Welcome to the Graefenburg UMC blog! Here you can find thoughts, study God's Word, and discuss the issues and challenges of life. This is our online resource for community building and discipleship. Welcome!

Friday, January 14, 2011

Forgiveness...oh my!

This past Sunday Matthew preached a very meaningful and relevant sermon on the topic of Forgiveness.   I don't know about you, but I tend to get a bit squirmy during sermons of forgiveness.  I am more of a "conflict avoider" than one who likes to deal with it...in fact, in "fight or flight" I fly quickly in the other direction.  I would rather suffer with whatever emotions I am dealing with then to begin to face them or another person. Matthew is the exact opposite, he would rather deal with it, right now.  (Which has made for some interesting times in our household. hehe)  Unfortunately my preferred method of avoidance is not what God calls us to.  We are called to forgive and to live in love....which is not easy.

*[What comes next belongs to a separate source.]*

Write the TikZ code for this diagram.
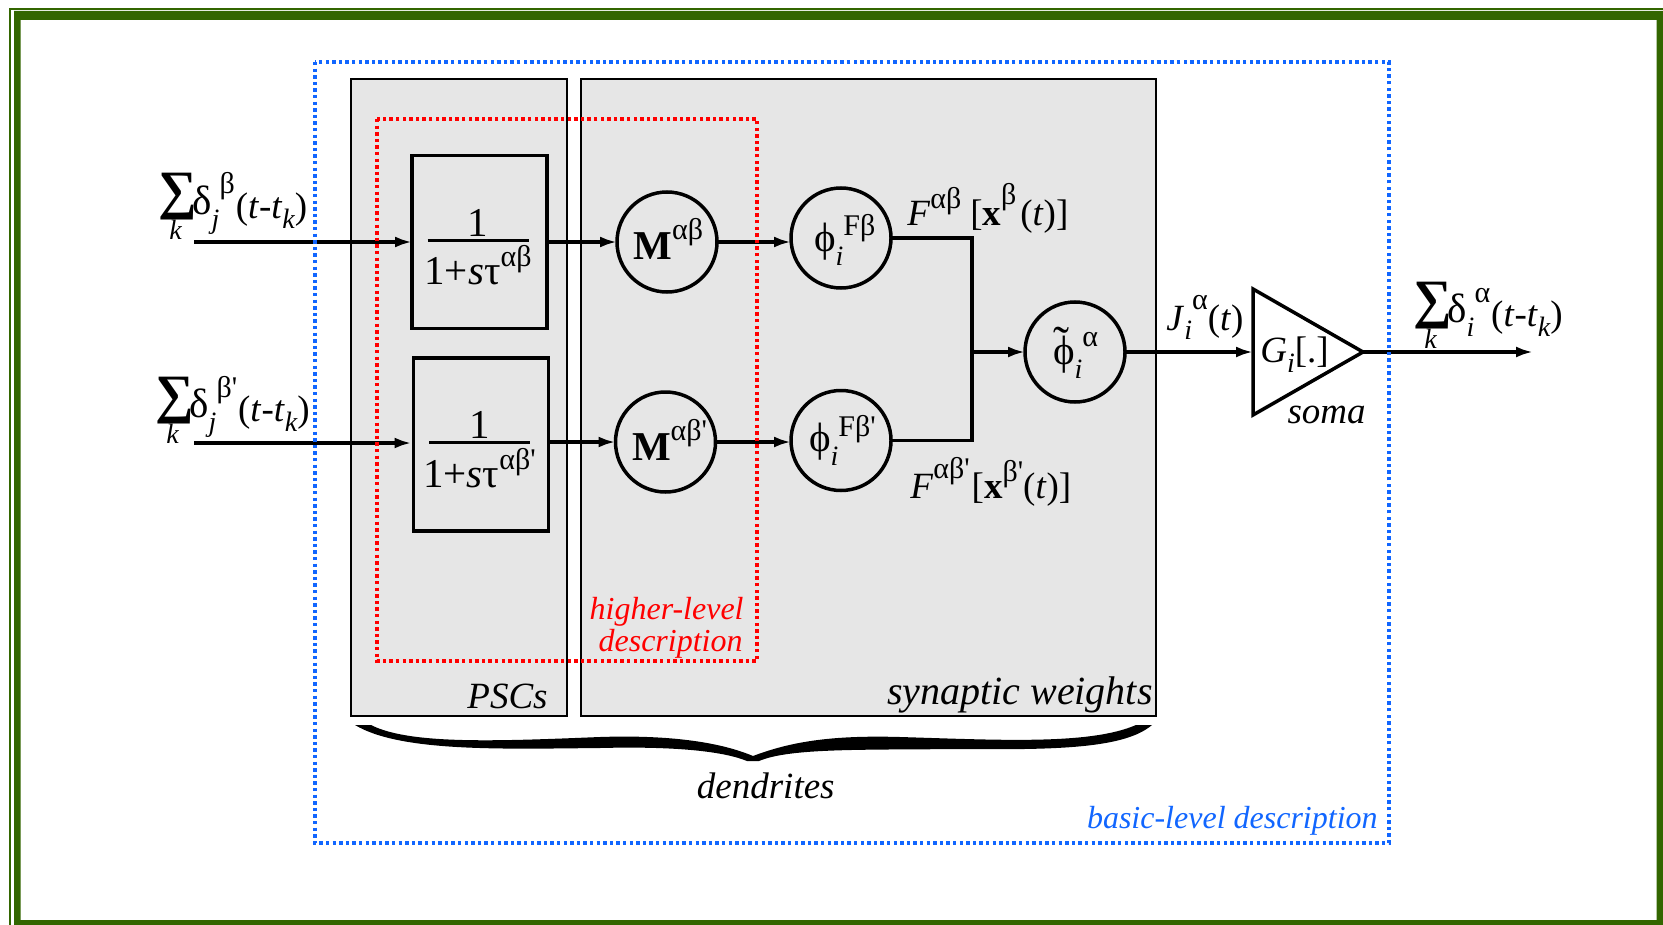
\documentclass[tikz,border=0pt]{standalone}
\usepackage{fontspec}
\setmainfont{Liberation Serif}
\usetikzlibrary{arrows.meta,shapes.geometric}
\tikzset{>={Latex[length=8.5pt,width=5.5pt]}}
\definecolor{frameGreen}{RGB}{51,102,0}
\definecolor{regionGray}{RGB}{230,230,230}
\definecolor{basicBlue}{RGB}{17,102,255}
\definecolor{higherRed}{RGB}{255,0,0}
\newcommand\mainSize{\fontsize{18.5}{22}\selectfont}
\newcommand\bigSize{\fontsize{20.5}{22}\selectfont}
\newcommand\supSize{\fontsize{15}{15}\selectfont}
\newcommand\subSize{\fontsize{14}{14}\selectfont}
\newcommand\up[2]{\raisebox{#1}{\supSize #2}}
\newcommand\dn[2]{\raisebox{-#1}{\subSize\itshape #2}}
\newcommand\pr{\textquotesingle}

\begin{document}
\begin{tikzpicture}[x=0.5pt,y=-0.5pt,font=\mainSize,
    region/.style={draw=black,fill=regionGray,line width=1pt},
    blockbox/.style={draw,line width=1.75pt,minimum width=67.5pt,minimum height=86.5pt,inner sep=0pt,outer sep=0pt},
    circlebox/.style={draw,circle,line width=1.75pt,minimum size=50pt,inner sep=0pt,outer sep=0pt},
    somabox/.style={draw,isosceles triangle,isosceles triangle apex angle=60,isosceles triangle stretches,
      minimum width=63pt,minimum height=55pt,inner sep=0pt,outer sep=0pt,line width=1.75pt,anchor=lower side},
    sig/.style={->,line width=1.75pt},
    wire/.style={line width=1.75pt},
    mathlabel/.style={anchor=base west,inner sep=0pt},
    wordlabel/.style={anchor=base east,inner sep=0pt,font=\mainSize\itshape},
    dotbox/.style={line width=1.7pt,dash pattern=on 1.7pt off 1.6pt}]
  \useasboundingbox (0,0) rectangle (1663,925);

  % help functions

        % Spike train labels
  \def\spikeLabel(#1,#2,#3,#4,#5,#6){
    \node[mathlabel] (#1) at (#2,#3) {\makebox[#6][l]{\rlap{\hspace*{5.5pt}\raisebox{-13pt}{\subSize\itshape k}}%
      \raisebox{2.5pt}{\fontsize{27}{27}\selectfont\bfseries ∑}}{\bigSize δ}\dn{7pt}{#4}\up{10pt}{#5}\hspace{0.5pt}\raisebox{-2pt}{(\textit{t}-\textit{t}\dn{5pt}{k})}};}
        % Text put in a circle, shifted from its centre
  \def\inCircle(#1,#2,#3){\makebox[0pt][l]{\hspace*{#1}\raisebox{#2}[0pt][0pt]{#3}}}
        % Fraction put in a box
  \def\blockFrac#1{\hbox{\vbox{\offinterlineskip\kern5pt
    \hbox to 50.5pt{\hss\bigSize 1\hss}\kern1.2pt\hrule height1.5pt\kern21.5pt
    \hbox to 50.5pt{\hss\smash{{\bigSize 1+\textit{s}τ}\up{9pt}{#1}}\hss}}\kern1.5pt}}

  % frame
  \fill[frameGreen,even odd rule] (14,11) rectangle (1663,925) (20.7,20) rectangle (1656.7,920);
  \draw[frameGreen,line width=1pt] (10.3,925) -- (10.3,8.7) -- (1663,8.7);

  % regions
  \draw[region] (351,79) rectangle (567,716);
  \draw[region] (581,79) rectangle (1156,716);

  % blocks
  \node[blockbox] (psc1) at (479.5,242) {\blockFrac{αβ}};
  \node[blockbox] (psc2) at (481,444.5) {\blockFrac{αβ\pr}};
  \node[circlebox] (m1) at (667,242) {\inCircle(-16.75pt,-9pt,{\bigSize\textbf{M}}\up{10pt}{αβ})};
  \node[circlebox] (m2) at (665.5,442) {\inCircle(-16.75pt,-9pt,{\bigSize\textbf{M}}\up{10pt}{αβ\pr})};
  \node[circlebox] (phi1) at (841,238) {\inCircle(-13.5pt,-6.5pt,{\bigSize ϕ}\dn{7pt}{i}\up{8pt}{Fβ})};
  \node[circlebox] (phi2) at (841,440.5) {\inCircle(-16pt,-5.5pt,{\bigSize ϕ}\dn{7pt}{i}\up{7.5pt}{Fβ\pr})};
  \node[circlebox] (phiSum) at (1075,352) {\inCircle(-11pt,-6pt,\rlap{\raisebox{2.5pt}{\fontsize{24}{24}\selectfont ˜}}{\bigSize ϕ}\dn{7pt}{i}\up{9pt}{α})};
  \node[somabox] (soma) at (1253,352) {};
  \node[mathlabel] (gain) at (1260,362) {\textit{G}\dn{5pt}{i}[.]};

  % connectors
  \coordinate (in1) at (194,242);
  \coordinate (in2) at (194,443);
  \coordinate (out) at (1533,352);
  \coordinate (join) at (972,352);
  \draw[sig] (in1) -- (psc1.west);
  \draw[sig,shorten >=1pt] (in2) -- (in2 -| psc2.west);
  \draw[sig] (psc1.east) -- (m1.west);
  \draw[sig] (m2.west -| psc2.east) -- (m2.west);
  \draw[sig] (m1.east) -- (m1.east -| phi1.west);
  \draw[sig] (m2.east) -- (m2.east -| phi2.west);
  \draw[wire] (phi1.east) -| (join);
  \draw[wire] (phi2.east) -| (join);
  \draw[sig] (join) -- (phiSum.west);
  \draw[sig] (phiSum.east) -- (soma.lower side);
  \draw[sig] (soma.apex) -- (out);

  % dotted outlines
  \draw[dotbox,higherRed] (377,119) rectangle (757,661);
  \draw[dotbox,basicBlue] (315,62) rectangle (1389,843);

  % brace
  \fill (355,725) .. controls (400,752) and (500,749) .. (600,748)
    .. controls (680,746) and (725,752) .. (747,761) -- (759,761)
    .. controls (790,748) and (860,750) .. (962,749)
    .. controls (1060,750) and (1125,748) .. (1152,725) -- (1136,725)
    .. controls (1090,745) and (1000,740) .. (900,737)
    .. controls (830,735) and (790,742) .. (753,756)
    .. controls (715,740) and (660,735) .. (600,737)
    .. controls (500,741) and (410,745) .. (371,725) -- cycle;

  % LABELS
    \spikeLabel(spikeIn1,158,214,j,β,17pt)
    \spikeLabel(spikeIn2,155,417,j,β\pr,17pt)
    \spikeLabel(spikeOut,1413,322,i,α,17pt)
    \node[mathlabel] (lblF1) at (907,226) {\textit{F}\up{8.5pt}{αβ}\hspace{4.5pt}[\textbf{x}\up{10.5pt}{β}\hspace{2pt}(\textit{t})]};
    \node[mathlabel] (lblF2) at (910,498) {\textit{F}\up{10pt}{αβ\pr}\hspace{1pt}[\textbf{x}\up{8.5pt}{β\pr}(\textit{t})]};
    \node[mathlabel] (lblJ) at (1166,330) {\textit{J}\dn{4.5pt}{i}\up{10.5pt}{α}(\textit{t})};

  % WORDS
    \node[wordlabel] (lblPSC) at (548,708) {PSCs};
    \node[wordlabel,font=\fontsize{20}{22}\selectfont\itshape] (lblWeights) at (1153,704) {synaptic weights};
    \node[wordlabel] (lblSoma) at (1366,423) {soma};
    \node[wordlabel] (lblDendrites) at (835,798) {dendrites};
    \node[wordlabel,font=\fontsize{16}{16}\selectfont\itshape,text=basicBlue] (lblBasic) at (1378,828) {basic-level description};
    \node[wordlabel,font=\fontsize{16}{16}\selectfont\itshape,text=higherRed] (lblHigherA) at (744,619) {higher-level};
    \node[wordlabel,font=\fontsize{16}{16}\selectfont\itshape,text=higherRed] (lblHigherB) at (743,651) {description};
\end{tikzpicture}
\end{document}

What is your preferred method of conflict resoloution?

Last week Matthew stated:

"Authentic community is built upon accountability, transparency and love, but it is maintained through forgiveness."

In order for us to become all that God has intended us to be we must have these characteristics.  We must not hide from each other, neither physically, spiritually or emotionally.  We must accept responsibility for our own actions.  In teaching, one of the hardest things for students to do is to own up to their own actions.  They fear the consequences, however, with proper instruction they realize that owning up to their mistakes doesn't make the consequences go away, but definitely makes them less severe.  For adults, owning up to our mistakes means that we have to admit that we were wrong.  That hurts the ol' ego...which is far worse than any consequence.  We must learn to move past ourselves to allow ourselves to become all that God wants us to be.
We must be transparent.  People need to know what we are feeling...we must communicate our emotions, anger, fear and joy.   As the extreme introvert mentioned in the sermon, my vulnerable emotions are reserved only for those most intimate friends/family.  Transparency is extremely difficult.  In order for us to heal and grow, we must take that difficult step of faith and share ourselves with all of those in our community.  Now, please let me clarify...this does not mean that you need to share your innermost thoughts with every person in the church, however we do need to be transparent in issues relating to the church, including relationships.  If you are harboring feelings of anger, sadness or guilt, those need to be addressed and resolved.
Lastly, we must love.  To love means that we share those emotions that are holding us back and we must resolve those conflicts.  We must forgive those who have hurt us, and accept forgiveness from others.  We must not hold on to those negative feelings.  When you hold on to anger and resentment, the one who is suffering is you.  By holding onto that anger and never resolving those feelings, you become prisoner to those emotions.  We think that we are making the other person suffer by withholding our friendship...but it is us who misses out.

Our goal is to make our community as authentic as it can be so that we may grown in Christ and grow in numbers.  In order to do that we must have those tough conversations and show much forgiveness and love.

What conflicts are still weighing on your heart?
Do any of them keep you up at night?
What is ONE step you can take to begin healing?
When are you going to take that step?